▸ **Exercise details**
Set the lines down again exactly, first line through the line that contains "plt.rcParams['font.family'] = ['Noto", with no pictures.

--- start of Available data ---

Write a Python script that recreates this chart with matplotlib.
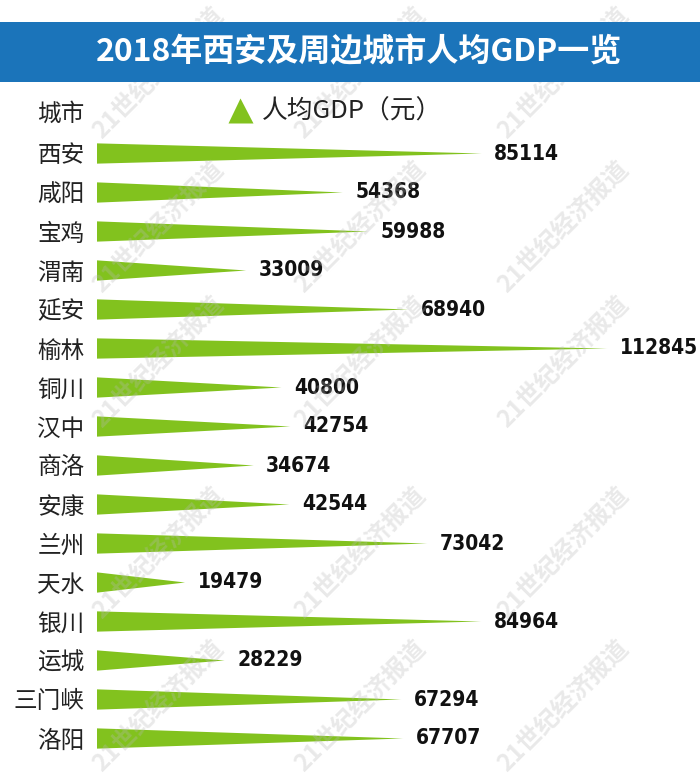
import matplotlib
matplotlib.use('Agg')
import matplotlib.pyplot as plt
from matplotlib.patches import Polygon, Rectangle
from matplotlib.lines import Line2D

plt.rcParams['font.family'] = ['Noto Sans CJK SC', 'DejaVu Sans']

# 数据
cities = ['西安', '咸阳', '宝鸡', '渭南', '延安', '榆林', '铜川', '汉中',
          '商洛', '安康', '兰州', '天水', '银川', '运城', '三门峡', '洛阳']
gdp_per_capita = [85114, 54368, 59988, 33009, 68940, 112845, 40800, 42754,
                  34674, 42544, 73042, 19479, 84964, 28229, 67294, 67707]

title = '2018年西安及周边城市人均GDP一览'
legend_label = '人均GDP（元）'
watermark = '21世纪经济报道'

W, H = 700, 779
bar_color = '#82c21e'
banner_color = '#1b74ba'

fig = plt.figure(figsize=(W / 100, H / 100), dpi=100)
fig.patch.set_facecolor('white')

# 主坐标轴: x=0 在 97px, 每单位 0.00452px
left_px = 97
px_per_unit = 0.00452
row0_px, row_step = 153.5, 39.0
n = len(cities)
top_px = row0_px - row_step * 0.5
bot_px = row0_px + row_step * (n - 0.5)
ax = fig.add_axes([left_px / W, 1 - bot_px / H, (W - left_px) / W, (bot_px - top_px) / H])
ax.set_xlim(0, (W - left_px) / px_per_unit)
ax.set_ylim(n - 0.5, -0.5)
ax.patch.set_alpha(0)
for s in ax.spines.values():
    s.set_visible(False)
ax.set_xticks([])
ax.set_yticks(range(n))
ax.set_yticklabels(cities, fontsize=17, color='#222222')
ax.tick_params(axis='y', length=0, pad=9)

# 三角形条
half_h = 0.26
for i, v in enumerate(gdp_per_capita):
    ax.add_patch(Polygon([(0, i - half_h), (v, i), (0, i + half_h)],
                         closed=True, facecolor=bar_color, edgecolor='none'))
    ax.annotate(str(v), xy=(v, i), xytext=(9, 0), textcoords='offset points',
                ha='left', va='center', fontsize=15, fontweight='bold',
                fontstretch='condensed', color='#111111', family='DejaVu Sans')

# 表头
ax.annotate('城市', xy=(0, -1), xytext=(-9, 0), textcoords='offset points',
            ha='right', va='center', fontsize=17, color='#222222', annotation_clip=False)
handle = Line2D([], [], marker='^', linestyle='none', markersize=18,
                markerfacecolor=bar_color, markeredgecolor='none')
fig.legend([handle], [legend_label], loc='center left',
           bbox_to_anchor=(226 / W, 1 - 112 / H), bbox_transform=fig.transFigure,
           frameon=False, borderpad=0, borderaxespad=0, handlelength=1.1,
           handletextpad=0.3, prop={'family': 'Noto Sans CJK SC', 'size': 18.5},
           labelcolor='#222222')

# 水印
wm_x = [158, 360, 563]
wm_y = [73, 227, 362, 553, 706]
for yy in wm_y:
    for xx in wm_x:
        fig.text(xx / W, 1 - yy / H, watermark, rotation=45, ha='center', va='center',
                 fontsize=17.5, fontweight='bold', color='#b8b8b8', alpha=0.3, zorder=4)

# 标题栏
fig.add_artist(Rectangle((0, 1 - 82 / H), 1, 60 / H, transform=fig.transFigure,
                         facecolor=banner_color, edgecolor='none', zorder=5))
fig.text(359 / W, 1 - 52 / H, title, ha='center', va='center', fontsize=23,
         fontweight='bold', color='white', zorder=6)

fig.savefig('out.png', dpi=100)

--- end of Available data ---

▸ **Completed exercise**
Write a Python script that recreates this chart with matplotlib.
import matplotlib
matplotlib.use('Agg')
import matplotlib.pyplot as plt
from matplotlib.patches import Polygon, Rectangle
from matplotlib.lines import Line2D

plt.rcParams['font.family'] = ['Noto Sans CJK SC', 'DejaVu Sans']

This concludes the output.